W

e found each other online, but agreed to meet for the first time at a bookstore in San Jose. I agreed to carry a copy of Austen’s Pride and Prejudice so that she could recognize me. The password was: “There will be rain in Salinas tomorrow.” The countersign was: “Good for the crops.” I figured that if this lady went along with that she’d go along with just about anything. 

We got married wearing Hawaiʻian leis on Edith’s picking platform in the same fig tree I had climbed as a boy.  

We got married to Over the Rainbow melding into What a Wonderful World, sung by IZ (Israel Kaʻanoʻi Kamakawiwoʻole) with his ukulele. That would become our song for life.

We remodeled the last homely house, got a puppy, and we were set. One story threads into another, and after a time I began to realize that we have had a pretty interesting time of it. 
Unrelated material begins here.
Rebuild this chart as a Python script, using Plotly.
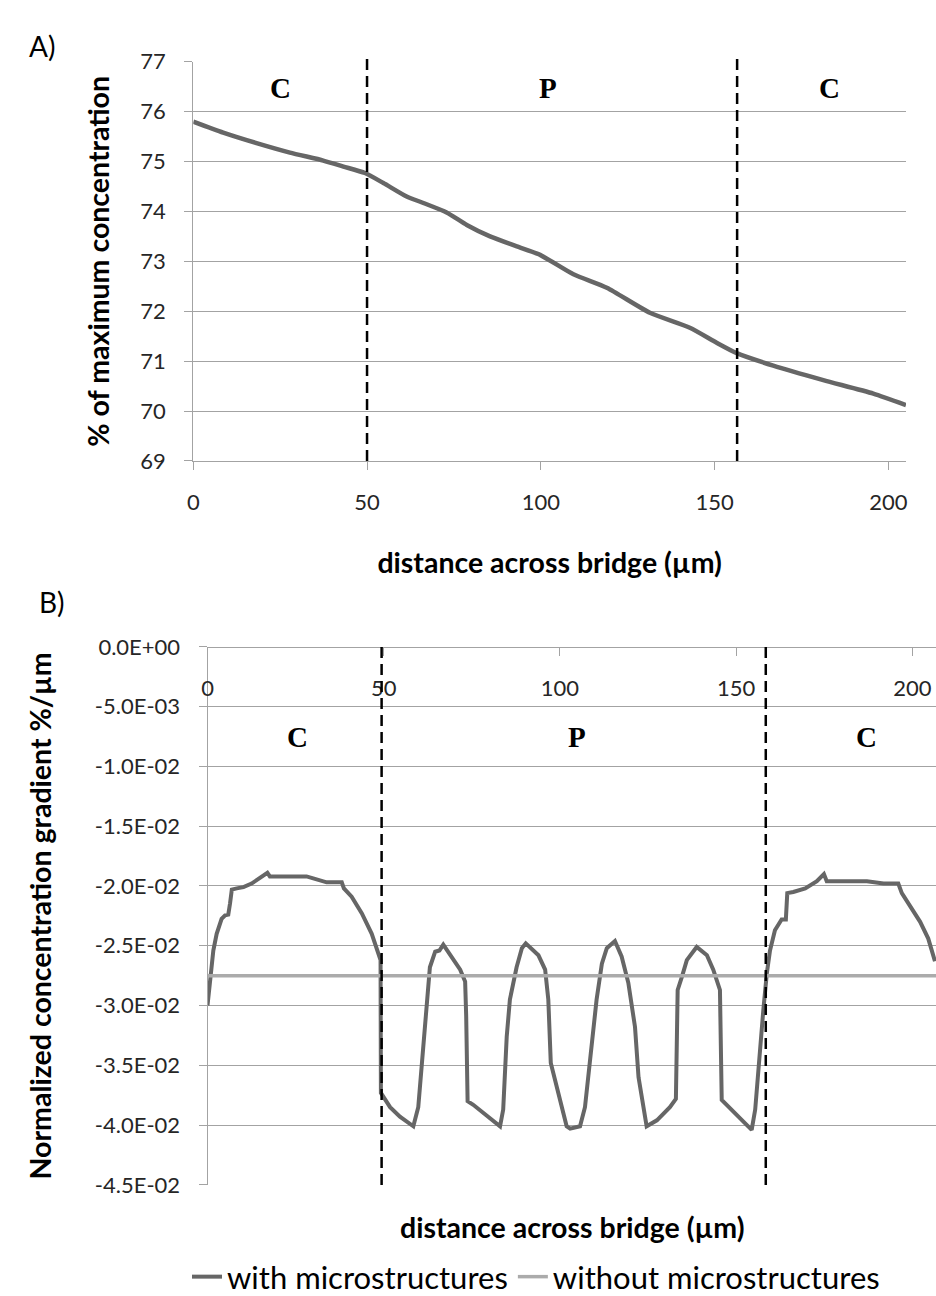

Today I’m married to a woman who thinks I’m only a little irritating and sings the refrain from the Yale Fight Song Boola! Boola! to the theme from Raiders of the Lost Ark (or sometimes Yellow Submarine) when she thinks no one is listening. And sometimes she even wanders off into her own version of the harmony. 

More than anything else, we talk. Often enough about our respective passions but we also delve into other disciplines, such as philosophy and sociology—what makes us tick so loudly. So, you know, it all paid off. So here I am, home at last and happy. Bingo, bango, bongo.